* INSTRUCTIONS FOR THE TASK:
Every record should be repeated exactly, except that pictures are left out.

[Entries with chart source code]
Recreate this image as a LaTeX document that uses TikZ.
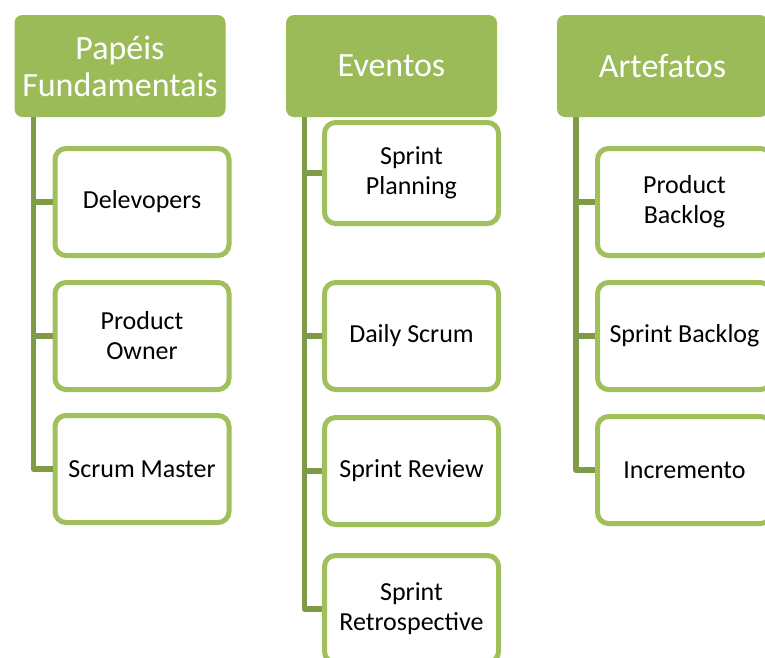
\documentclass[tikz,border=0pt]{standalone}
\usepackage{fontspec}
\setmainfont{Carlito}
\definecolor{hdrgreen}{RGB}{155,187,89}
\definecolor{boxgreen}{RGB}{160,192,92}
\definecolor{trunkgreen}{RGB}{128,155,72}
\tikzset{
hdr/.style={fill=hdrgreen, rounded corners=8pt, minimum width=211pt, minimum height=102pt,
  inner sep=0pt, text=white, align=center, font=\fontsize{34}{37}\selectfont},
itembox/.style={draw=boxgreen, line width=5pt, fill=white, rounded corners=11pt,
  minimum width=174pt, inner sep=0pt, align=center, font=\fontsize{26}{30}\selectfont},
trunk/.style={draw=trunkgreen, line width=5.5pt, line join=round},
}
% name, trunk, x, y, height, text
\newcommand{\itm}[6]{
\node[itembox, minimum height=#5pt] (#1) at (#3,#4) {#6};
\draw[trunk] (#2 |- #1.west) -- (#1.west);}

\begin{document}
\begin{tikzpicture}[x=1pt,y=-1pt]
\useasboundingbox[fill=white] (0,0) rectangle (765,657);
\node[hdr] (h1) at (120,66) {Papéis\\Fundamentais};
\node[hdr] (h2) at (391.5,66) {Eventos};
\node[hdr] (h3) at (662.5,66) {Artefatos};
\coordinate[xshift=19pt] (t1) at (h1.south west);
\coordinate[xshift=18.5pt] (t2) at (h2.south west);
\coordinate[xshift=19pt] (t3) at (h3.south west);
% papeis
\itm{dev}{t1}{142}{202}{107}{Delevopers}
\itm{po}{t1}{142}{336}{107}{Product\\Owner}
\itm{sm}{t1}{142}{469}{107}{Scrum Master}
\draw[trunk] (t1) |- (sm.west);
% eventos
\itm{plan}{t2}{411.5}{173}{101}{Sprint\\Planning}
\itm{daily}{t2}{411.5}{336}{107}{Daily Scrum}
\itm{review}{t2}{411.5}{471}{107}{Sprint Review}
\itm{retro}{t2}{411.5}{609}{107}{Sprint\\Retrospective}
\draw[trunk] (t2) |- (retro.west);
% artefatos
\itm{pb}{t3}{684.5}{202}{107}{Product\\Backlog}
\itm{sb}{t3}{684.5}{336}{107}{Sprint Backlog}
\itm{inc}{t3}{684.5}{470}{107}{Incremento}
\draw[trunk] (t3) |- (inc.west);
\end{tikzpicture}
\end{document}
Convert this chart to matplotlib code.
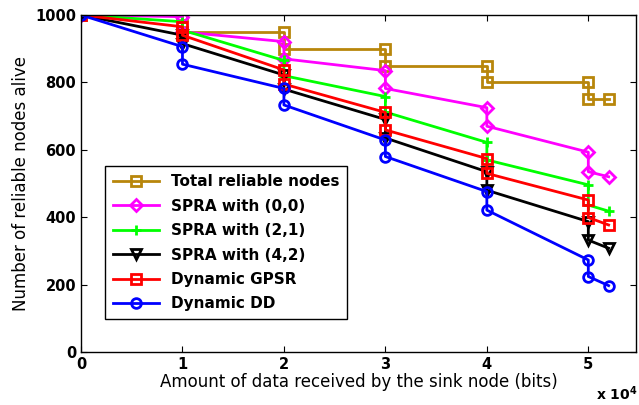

* WRITTEN RESPONSE:
Recreate this image as a LaTeX document that uses TikZ.
\documentclass[tikz,border=0pt]{standalone}
\usepackage{fontspec}
\setmainfont{Carlito}
\definecolor{hdrgreen}{RGB}{155,187,89}
\definecolor{boxgreen}{RGB}{160,192,92}
\definecolor{trunkgreen}{RGB}{128,155,72}
\tikzset{
hdr/.style={fill=hdrgreen, rounded corners=8pt, minimum width=211pt, minimum height=102pt,
  inner sep=0pt, text=white, align=center, font=\fontsize{34}{37}\selectfont},
itembox/.style={draw=boxgreen, line width=5pt, fill=white, rounded corners=11pt,
  minimum width=174pt, inner sep=0pt, align=center, font=\fontsize{26}{30}\selectfont},
trunk/.style={draw=trunkgreen, line width=5.5pt, line join=round},
}
% name, trunk, x, y, height, text
\newcommand{\itm}[6]{
\node[itembox, minimum height=#5pt] (#1) at (#3,#4) {#6};
\draw[trunk] (#2 |- #1.west) -- (#1.west);}

\begin{document}
\begin{tikzpicture}[x=1pt,y=-1pt]
\useasboundingbox[fill=white] (0,0) rectangle (765,657);
\node[hdr] (h1) at (120,66) {Papéis\\Fundamentais};
\node[hdr] (h2) at (391.5,66) {Eventos};
\node[hdr] (h3) at (662.5,66) {Artefatos};
\coordinate[xshift=19pt] (t1) at (h1.south west);
\coordinate[xshift=18.5pt] (t2) at (h2.south west);
\coordinate[xshift=19pt] (t3) at (h3.south west);
% papeis
\itm{dev}{t1}{142}{202}{107}{Delevopers}
\itm{po}{t1}{142}{336}{107}{Product\\Owner}
\itm{sm}{t1}{142}{469}{107}{Scrum Master}
\draw[trunk] (t1) |- (sm.west);
% eventos
\itm{plan}{t2}{411.5}{173}{101}{Sprint\\Planning}
\itm{daily}{t2}{411.5}{336}{107}{Daily Scrum}
\itm{review}{t2}{411.5}{471}{107}{Sprint Review}
\itm{retro}{t2}{411.5}{609}{107}{Sprint\\Retrospective}
\draw[trunk] (t2) |- (retro.west);
% artefatos
\itm{pb}{t3}{684.5}{202}{107}{Product\\Backlog}
\itm{sb}{t3}{684.5}{336}{107}{Sprint Backlog}
\itm{inc}{t3}{684.5}{470}{107}{Incremento}
\draw[trunk] (t3) |- (inc.west);
\end{tikzpicture}
\end{document}
Convert this chart to matplotlib code.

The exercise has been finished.